- [STORED DATA]:
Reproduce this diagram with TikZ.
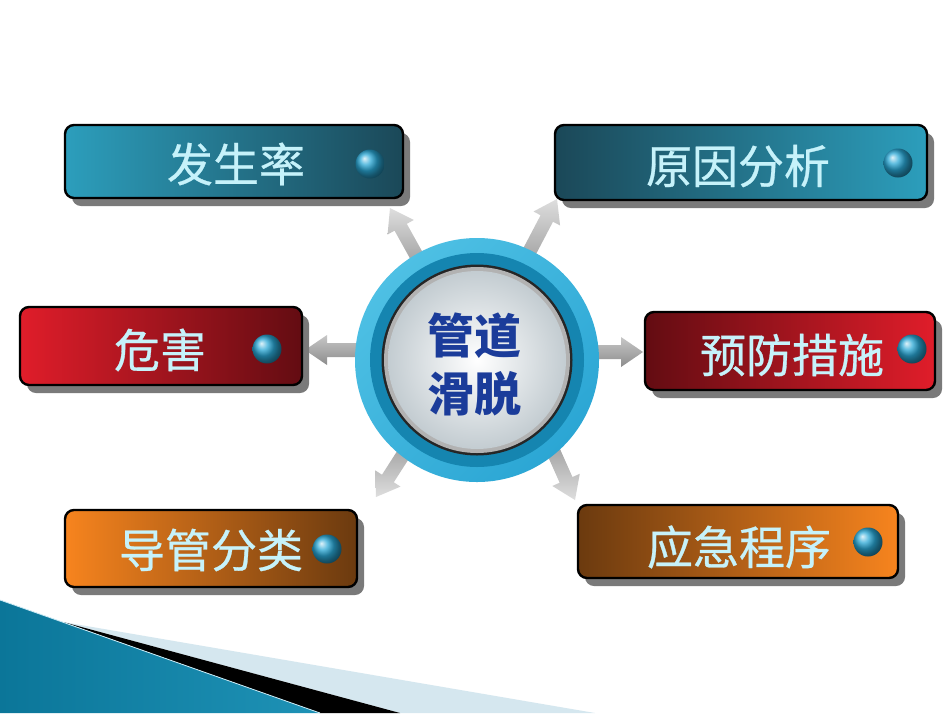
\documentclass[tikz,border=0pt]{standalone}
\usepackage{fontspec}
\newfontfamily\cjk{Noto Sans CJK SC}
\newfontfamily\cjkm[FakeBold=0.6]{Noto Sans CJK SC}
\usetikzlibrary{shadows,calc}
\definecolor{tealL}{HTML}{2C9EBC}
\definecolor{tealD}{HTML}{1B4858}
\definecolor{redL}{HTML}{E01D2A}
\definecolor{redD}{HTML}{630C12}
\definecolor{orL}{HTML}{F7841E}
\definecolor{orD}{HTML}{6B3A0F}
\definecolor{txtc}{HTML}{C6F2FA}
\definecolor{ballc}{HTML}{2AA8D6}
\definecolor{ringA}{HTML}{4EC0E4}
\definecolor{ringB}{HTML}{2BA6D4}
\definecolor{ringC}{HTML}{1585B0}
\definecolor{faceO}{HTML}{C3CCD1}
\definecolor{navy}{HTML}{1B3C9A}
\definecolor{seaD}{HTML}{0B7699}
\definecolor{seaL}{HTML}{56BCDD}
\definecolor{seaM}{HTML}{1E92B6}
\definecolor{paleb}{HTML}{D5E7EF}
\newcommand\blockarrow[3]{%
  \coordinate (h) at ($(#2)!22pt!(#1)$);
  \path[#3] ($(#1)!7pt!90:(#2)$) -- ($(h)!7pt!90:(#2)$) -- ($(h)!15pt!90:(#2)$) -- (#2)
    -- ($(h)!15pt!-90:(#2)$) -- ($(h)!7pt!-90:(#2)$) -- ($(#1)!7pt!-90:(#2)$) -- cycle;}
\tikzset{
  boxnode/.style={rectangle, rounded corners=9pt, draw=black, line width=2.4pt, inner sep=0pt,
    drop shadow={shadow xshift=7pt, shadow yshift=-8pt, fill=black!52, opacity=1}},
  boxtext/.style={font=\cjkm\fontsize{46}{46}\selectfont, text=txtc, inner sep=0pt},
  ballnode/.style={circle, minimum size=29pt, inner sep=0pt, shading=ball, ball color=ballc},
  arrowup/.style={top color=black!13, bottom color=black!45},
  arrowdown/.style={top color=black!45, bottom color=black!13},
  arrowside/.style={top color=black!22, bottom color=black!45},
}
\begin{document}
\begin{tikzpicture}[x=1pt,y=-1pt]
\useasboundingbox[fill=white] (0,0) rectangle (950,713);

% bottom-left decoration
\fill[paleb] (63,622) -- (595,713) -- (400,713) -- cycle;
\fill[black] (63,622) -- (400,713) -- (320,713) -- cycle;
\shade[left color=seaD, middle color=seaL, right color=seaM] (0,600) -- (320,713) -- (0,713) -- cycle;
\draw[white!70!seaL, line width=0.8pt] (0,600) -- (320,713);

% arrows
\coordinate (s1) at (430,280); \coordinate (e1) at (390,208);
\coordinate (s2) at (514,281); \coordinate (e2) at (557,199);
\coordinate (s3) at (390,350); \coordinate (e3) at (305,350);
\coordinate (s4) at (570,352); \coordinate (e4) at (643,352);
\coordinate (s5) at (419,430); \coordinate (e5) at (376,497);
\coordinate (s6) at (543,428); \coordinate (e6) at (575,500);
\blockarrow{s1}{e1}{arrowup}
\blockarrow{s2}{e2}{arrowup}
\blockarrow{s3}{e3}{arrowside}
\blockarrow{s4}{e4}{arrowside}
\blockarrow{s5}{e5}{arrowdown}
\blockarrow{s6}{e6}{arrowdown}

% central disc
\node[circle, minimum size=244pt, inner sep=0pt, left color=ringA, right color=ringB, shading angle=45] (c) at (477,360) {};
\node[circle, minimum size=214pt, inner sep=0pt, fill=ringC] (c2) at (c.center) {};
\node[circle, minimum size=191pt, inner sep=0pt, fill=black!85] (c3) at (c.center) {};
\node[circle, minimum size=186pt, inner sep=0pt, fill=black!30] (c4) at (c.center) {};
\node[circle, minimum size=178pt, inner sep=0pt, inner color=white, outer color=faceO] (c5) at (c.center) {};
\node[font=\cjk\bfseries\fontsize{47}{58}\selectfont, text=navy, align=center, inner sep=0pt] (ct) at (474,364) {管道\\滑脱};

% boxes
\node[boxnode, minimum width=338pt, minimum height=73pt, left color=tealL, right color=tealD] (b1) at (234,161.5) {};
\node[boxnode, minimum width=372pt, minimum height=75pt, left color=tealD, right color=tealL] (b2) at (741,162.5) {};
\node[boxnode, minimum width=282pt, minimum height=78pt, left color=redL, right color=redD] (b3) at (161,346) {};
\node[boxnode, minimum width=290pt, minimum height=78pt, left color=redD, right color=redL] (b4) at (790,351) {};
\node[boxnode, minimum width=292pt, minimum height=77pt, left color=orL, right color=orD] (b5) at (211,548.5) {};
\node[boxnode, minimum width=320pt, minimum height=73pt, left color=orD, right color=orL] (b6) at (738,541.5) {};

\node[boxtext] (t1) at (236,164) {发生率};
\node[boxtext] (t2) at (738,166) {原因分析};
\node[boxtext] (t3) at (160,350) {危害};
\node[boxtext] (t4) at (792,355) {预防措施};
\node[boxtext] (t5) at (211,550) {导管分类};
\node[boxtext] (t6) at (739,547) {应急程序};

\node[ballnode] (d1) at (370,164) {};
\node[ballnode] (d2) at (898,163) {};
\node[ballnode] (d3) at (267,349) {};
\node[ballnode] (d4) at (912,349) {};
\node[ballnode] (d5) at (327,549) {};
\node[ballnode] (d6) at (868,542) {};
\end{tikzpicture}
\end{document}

- [SHORT TASK]:
Return the material line for line, from its beginning to the line that contains "(0,600) -- (320,713);", with the pictures left out.

- [OUTPUT OF THE TASK]:
Reproduce this diagram with TikZ.
\documentclass[tikz,border=0pt]{standalone}
\usepackage{fontspec}
\newfontfamily\cjk{Noto Sans CJK SC}
\newfontfamily\cjkm[FakeBold=0.6]{Noto Sans CJK SC}
\usetikzlibrary{shadows,calc}
\definecolor{tealL}{HTML}{2C9EBC}
\definecolor{tealD}{HTML}{1B4858}
\definecolor{redL}{HTML}{E01D2A}
\definecolor{redD}{HTML}{630C12}
\definecolor{orL}{HTML}{F7841E}
\definecolor{orD}{HTML}{6B3A0F}
\definecolor{txtc}{HTML}{C6F2FA}
\definecolor{ballc}{HTML}{2AA8D6}
\definecolor{ringA}{HTML}{4EC0E4}
\definecolor{ringB}{HTML}{2BA6D4}
\definecolor{ringC}{HTML}{1585B0}
\definecolor{faceO}{HTML}{C3CCD1}
\definecolor{navy}{HTML}{1B3C9A}
\definecolor{seaD}{HTML}{0B7699}
\definecolor{seaL}{HTML}{56BCDD}
\definecolor{seaM}{HTML}{1E92B6}
\definecolor{paleb}{HTML}{D5E7EF}
\newcommand\blockarrow[3]{%
  \coordinate (h) at ($(#2)!22pt!(#1)$);
  \path[#3] ($(#1)!7pt!90:(#2)$) -- ($(h)!7pt!90:(#2)$) -- ($(h)!15pt!90:(#2)$) -- (#2)
    -- ($(h)!15pt!-90:(#2)$) -- ($(h)!7pt!-90:(#2)$) -- ($(#1)!7pt!-90:(#2)$) -- cycle;}
\tikzset{
  boxnode/.style={rectangle, rounded corners=9pt, draw=black, line width=2.4pt, inner sep=0pt,
    drop shadow={shadow xshift=7pt, shadow yshift=-8pt, fill=black!52, opacity=1}},
  boxtext/.style={font=\cjkm\fontsize{46}{46}\selectfont, text=txtc, inner sep=0pt},
  ballnode/.style={circle, minimum size=29pt, inner sep=0pt, shading=ball, ball color=ballc},
  arrowup/.style={top color=black!13, bottom color=black!45},
  arrowdown/.style={top color=black!45, bottom color=black!13},
  arrowside/.style={top color=black!22, bottom color=black!45},
}
\begin{document}
\begin{tikzpicture}[x=1pt,y=-1pt]
\useasboundingbox[fill=white] (0,0) rectangle (950,713);

% bottom-left decoration
\fill[paleb] (63,622) -- (595,713) -- (400,713) -- cycle;
\fill[black] (63,622) -- (400,713) -- (320,713) -- cycle;
\shade[left color=seaD, middle color=seaL, right color=seaM] (0,600) -- (320,713) -- (0,713) -- cycle;
\draw[white!70!seaL, line width=0.8pt] (0,600) -- (320,713);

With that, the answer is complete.